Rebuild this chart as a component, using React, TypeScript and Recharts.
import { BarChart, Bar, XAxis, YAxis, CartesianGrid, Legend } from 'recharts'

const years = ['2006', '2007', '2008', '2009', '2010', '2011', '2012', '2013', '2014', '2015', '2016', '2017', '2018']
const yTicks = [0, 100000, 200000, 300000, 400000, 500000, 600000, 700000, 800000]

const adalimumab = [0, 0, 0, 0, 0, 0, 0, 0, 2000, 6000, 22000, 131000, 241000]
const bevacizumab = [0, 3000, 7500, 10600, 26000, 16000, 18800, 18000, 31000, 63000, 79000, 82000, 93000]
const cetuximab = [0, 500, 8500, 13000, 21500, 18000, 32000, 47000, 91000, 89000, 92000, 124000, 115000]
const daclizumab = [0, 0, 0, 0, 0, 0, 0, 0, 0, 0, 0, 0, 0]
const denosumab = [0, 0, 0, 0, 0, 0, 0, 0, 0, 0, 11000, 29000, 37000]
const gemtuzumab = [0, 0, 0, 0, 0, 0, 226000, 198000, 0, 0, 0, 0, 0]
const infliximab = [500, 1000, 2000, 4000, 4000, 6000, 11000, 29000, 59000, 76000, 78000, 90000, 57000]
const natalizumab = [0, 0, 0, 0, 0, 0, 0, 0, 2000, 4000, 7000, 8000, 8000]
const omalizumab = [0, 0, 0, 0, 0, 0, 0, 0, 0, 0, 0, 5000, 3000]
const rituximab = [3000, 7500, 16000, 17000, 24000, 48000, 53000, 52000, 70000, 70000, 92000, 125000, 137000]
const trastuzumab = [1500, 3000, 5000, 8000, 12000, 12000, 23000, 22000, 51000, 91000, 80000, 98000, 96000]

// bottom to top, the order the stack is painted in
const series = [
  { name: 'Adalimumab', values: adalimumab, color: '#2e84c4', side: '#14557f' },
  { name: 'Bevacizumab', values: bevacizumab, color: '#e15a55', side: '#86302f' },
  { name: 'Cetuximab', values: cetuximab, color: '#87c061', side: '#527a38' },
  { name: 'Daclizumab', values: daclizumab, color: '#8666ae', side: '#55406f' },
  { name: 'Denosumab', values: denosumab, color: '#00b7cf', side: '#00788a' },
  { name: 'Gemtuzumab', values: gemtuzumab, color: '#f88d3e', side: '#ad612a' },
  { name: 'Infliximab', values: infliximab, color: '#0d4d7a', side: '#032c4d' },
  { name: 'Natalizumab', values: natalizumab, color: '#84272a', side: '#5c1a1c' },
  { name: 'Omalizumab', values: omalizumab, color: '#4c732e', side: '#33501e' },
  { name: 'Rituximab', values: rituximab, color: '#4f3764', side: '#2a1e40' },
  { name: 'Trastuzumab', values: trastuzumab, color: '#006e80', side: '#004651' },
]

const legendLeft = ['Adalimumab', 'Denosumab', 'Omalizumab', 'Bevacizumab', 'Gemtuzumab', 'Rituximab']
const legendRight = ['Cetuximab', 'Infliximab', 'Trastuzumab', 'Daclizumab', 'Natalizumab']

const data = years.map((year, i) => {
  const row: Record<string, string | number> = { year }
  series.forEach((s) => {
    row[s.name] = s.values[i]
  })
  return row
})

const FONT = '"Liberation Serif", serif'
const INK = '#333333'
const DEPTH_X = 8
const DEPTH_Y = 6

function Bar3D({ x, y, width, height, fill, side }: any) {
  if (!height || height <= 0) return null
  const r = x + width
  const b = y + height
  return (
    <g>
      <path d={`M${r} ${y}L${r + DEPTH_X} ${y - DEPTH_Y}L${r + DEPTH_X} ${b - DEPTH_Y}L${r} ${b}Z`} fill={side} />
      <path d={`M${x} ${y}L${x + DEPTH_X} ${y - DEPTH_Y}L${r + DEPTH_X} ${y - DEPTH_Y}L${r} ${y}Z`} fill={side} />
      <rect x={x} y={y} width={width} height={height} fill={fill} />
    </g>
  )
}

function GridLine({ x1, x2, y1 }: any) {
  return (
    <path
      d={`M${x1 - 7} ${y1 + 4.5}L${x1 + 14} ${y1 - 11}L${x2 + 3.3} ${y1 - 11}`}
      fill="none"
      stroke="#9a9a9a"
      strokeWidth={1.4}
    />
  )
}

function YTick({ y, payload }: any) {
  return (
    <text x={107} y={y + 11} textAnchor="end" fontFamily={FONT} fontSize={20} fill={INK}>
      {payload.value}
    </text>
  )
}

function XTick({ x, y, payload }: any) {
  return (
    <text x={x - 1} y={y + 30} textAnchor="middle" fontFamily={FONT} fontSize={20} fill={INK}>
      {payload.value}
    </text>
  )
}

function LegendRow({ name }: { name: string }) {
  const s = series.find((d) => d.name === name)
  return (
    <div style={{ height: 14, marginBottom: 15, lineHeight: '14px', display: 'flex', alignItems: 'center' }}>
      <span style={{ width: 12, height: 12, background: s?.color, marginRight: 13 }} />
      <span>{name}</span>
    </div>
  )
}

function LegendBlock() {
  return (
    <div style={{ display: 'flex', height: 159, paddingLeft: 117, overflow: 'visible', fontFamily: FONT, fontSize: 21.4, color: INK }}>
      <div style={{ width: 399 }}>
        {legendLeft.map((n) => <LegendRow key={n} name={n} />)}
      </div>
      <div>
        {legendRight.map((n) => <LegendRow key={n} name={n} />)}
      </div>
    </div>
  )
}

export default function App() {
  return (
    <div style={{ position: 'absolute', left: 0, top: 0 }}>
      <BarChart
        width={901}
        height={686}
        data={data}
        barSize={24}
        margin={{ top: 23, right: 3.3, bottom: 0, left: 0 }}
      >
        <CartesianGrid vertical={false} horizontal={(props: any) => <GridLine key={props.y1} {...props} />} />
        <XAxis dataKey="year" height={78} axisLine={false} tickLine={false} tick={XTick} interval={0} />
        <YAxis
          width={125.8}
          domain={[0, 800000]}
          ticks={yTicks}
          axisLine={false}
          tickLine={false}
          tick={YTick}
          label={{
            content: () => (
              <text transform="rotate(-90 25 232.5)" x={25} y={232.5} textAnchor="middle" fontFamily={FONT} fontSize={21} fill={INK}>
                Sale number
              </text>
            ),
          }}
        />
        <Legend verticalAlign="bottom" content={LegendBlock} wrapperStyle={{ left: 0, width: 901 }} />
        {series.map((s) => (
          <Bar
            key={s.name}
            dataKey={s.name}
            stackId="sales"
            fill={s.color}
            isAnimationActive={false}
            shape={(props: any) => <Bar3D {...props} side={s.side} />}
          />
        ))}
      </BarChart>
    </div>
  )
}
┄┄┄┄┄┄
- Exercise brief
All of the data shown above must be copied exactly.

- Right answer
Rebuild this chart as a component, using React, TypeScript and Recharts.
import { BarChart, Bar, XAxis, YAxis, CartesianGrid, Legend } from 'recharts'

const years = ['2006', '2007', '2008', '2009', '2010', '2011', '2012', '2013', '2014', '2015', '2016', '2017', '2018']
const yTicks = [0, 100000, 200000, 300000, 400000, 500000, 600000, 700000, 800000]

const adalimumab = [0, 0, 0, 0, 0, 0, 0, 0, 2000, 6000, 22000, 131000, 241000]
const bevacizumab = [0, 3000, 7500, 10600, 26000, 16000, 18800, 18000, 31000, 63000, 79000, 82000, 93000]
const cetuximab = [0, 500, 8500, 13000, 21500, 18000, 32000, 47000, 91000, 89000, 92000, 124000, 115000]
const daclizumab = [0, 0, 0, 0, 0, 0, 0, 0, 0, 0, 0, 0, 0]
const denosumab = [0, 0, 0, 0, 0, 0, 0, 0, 0, 0, 11000, 29000, 37000]
const gemtuzumab = [0, 0, 0, 0, 0, 0, 226000, 198000, 0, 0, 0, 0, 0]
const infliximab = [500, 1000, 2000, 4000, 4000, 6000, 11000, 29000, 59000, 76000, 78000, 90000, 57000]
const natalizumab = [0, 0, 0, 0, 0, 0, 0, 0, 2000, 4000, 7000, 8000, 8000]
const omalizumab = [0, 0, 0, 0, 0, 0, 0, 0, 0, 0, 0, 5000, 3000]
const rituximab = [3000, 7500, 16000, 17000, 24000, 48000, 53000, 52000, 70000, 70000, 92000, 125000, 137000]
const trastuzumab = [1500, 3000, 5000, 8000, 12000, 12000, 23000, 22000, 51000, 91000, 80000, 98000, 96000]

// bottom to top, the order the stack is painted in
const series = [
  { name: 'Adalimumab', values: adalimumab, color: '#2e84c4', side: '#14557f' },
  { name: 'Bevacizumab', values: bevacizumab, color: '#e15a55', side: '#86302f' },
  { name: 'Cetuximab', values: cetuximab, color: '#87c061', side: '#527a38' },
  { name: 'Daclizumab', values: daclizumab, color: '#8666ae', side: '#55406f' },
  { name: 'Denosumab', values: denosumab, color: '#00b7cf', side: '#00788a' },
  { name: 'Gemtuzumab', values: gemtuzumab, color: '#f88d3e', side: '#ad612a' },
  { name: 'Infliximab', values: infliximab, color: '#0d4d7a', side: '#032c4d' },
  { name: 'Natalizumab', values: natalizumab, color: '#84272a', side: '#5c1a1c' },
  { name: 'Omalizumab', values: omalizumab, color: '#4c732e', side: '#33501e' },
  { name: 'Rituximab', values: rituximab, color: '#4f3764', side: '#2a1e40' },
  { name: 'Trastuzumab', values: trastuzumab, color: '#006e80', side: '#004651' },
]

const legendLeft = ['Adalimumab', 'Denosumab', 'Omalizumab', 'Bevacizumab', 'Gemtuzumab', 'Rituximab']
const legendRight = ['Cetuximab', 'Infliximab', 'Trastuzumab', 'Daclizumab', 'Natalizumab']

const data = years.map((year, i) => {
  const row: Record<string, string | number> = { year }
  series.forEach((s) => {
    row[s.name] = s.values[i]
  })
  return row
})

const FONT = '"Liberation Serif", serif'
const INK = '#333333'
const DEPTH_X = 8
const DEPTH_Y = 6

function Bar3D({ x, y, width, height, fill, side }: any) {
  if (!height || height <= 0) return null
  const r = x + width
  const b = y + height
  return (
    <g>
      <path d={`M${r} ${y}L${r + DEPTH_X} ${y - DEPTH_Y}L${r + DEPTH_X} ${b - DEPTH_Y}L${r} ${b}Z`} fill={side} />
      <path d={`M${x} ${y}L${x + DEPTH_X} ${y - DEPTH_Y}L${r + DEPTH_X} ${y - DEPTH_Y}L${r} ${y}Z`} fill={side} />
      <rect x={x} y={y} width={width} height={height} fill={fill} />
    </g>
  )
}

function GridLine({ x1, x2, y1 }: any) {
  return (
    <path
      d={`M${x1 - 7} ${y1 + 4.5}L${x1 + 14} ${y1 - 11}L${x2 + 3.3} ${y1 - 11}`}
      fill="none"
      stroke="#9a9a9a"
      strokeWidth={1.4}
    />
  )
}

function YTick({ y, payload }: any) {
  return (
    <text x={107} y={y + 11} textAnchor="end" fontFamily={FONT} fontSize={20} fill={INK}>
      {payload.value}
    </text>
  )
}

function XTick({ x, y, payload }: any) {
  return (
    <text x={x - 1} y={y + 30} textAnchor="middle" fontFamily={FONT} fontSize={20} fill={INK}>
      {payload.value}
    </text>
  )
}

function LegendRow({ name }: { name: string }) {
  const s = series.find((d) => d.name === name)
  return (
    <div style={{ height: 14, marginBottom: 15, lineHeight: '14px', display: 'flex', alignItems: 'center' }}>
      <span style={{ width: 12, height: 12, background: s?.color, marginRight: 13 }} />
      <span>{name}</span>
    </div>
  )
}

function LegendBlock() {
  return (
    <div style={{ display: 'flex', height: 159, paddingLeft: 117, overflow: 'visible', fontFamily: FONT, fontSize: 21.4, color: INK }}>
      <div style={{ width: 399 }}>
        {legendLeft.map((n) => <LegendRow key={n} name={n} />)}
      </div>
      <div>
        {legendRight.map((n) => <LegendRow key={n} name={n} />)}
      </div>
    </div>
  )
}

export default function App() {
  return (
    <div style={{ position: 'absolute', left: 0, top: 0 }}>
      <BarChart
        width={901}
        height={686}
        data={data}
        barSize={24}
        margin={{ top: 23, right: 3.3, bottom: 0, left: 0 }}
      >
        <CartesianGrid vertical={false} horizontal={(props: any) => <GridLine key={props.y1} {...props} />} />
        <XAxis dataKey="year" height={78} axisLine={false} tickLine={false} tick={XTick} interval={0} />
        <YAxis
          width={125.8}
          domain={[0, 800000]}
          ticks={yTicks}
          axisLine={false}
          tickLine={false}
          tick={YTick}
          label={{
            content: () => (
              <text transform="rotate(-90 25 232.5)" x={25} y={232.5} textAnchor="middle" fontFamily={FONT} fontSize={21} fill={INK}>
                Sale number
              </text>
            ),
          }}
        />
        <Legend verticalAlign="bottom" content={LegendBlock} wrapperStyle={{ left: 0, width: 901 }} />
        {series.map((s) => (
          <Bar
            key={s.name}
            dataKey={s.name}
            stackId="sales"
            fill={s.color}
            isAnimationActive={false}
            shape={(props: any) => <Bar3D {...props} side={s.side} />}
          />
        ))}
      </BarChart>
    </div>
  )
}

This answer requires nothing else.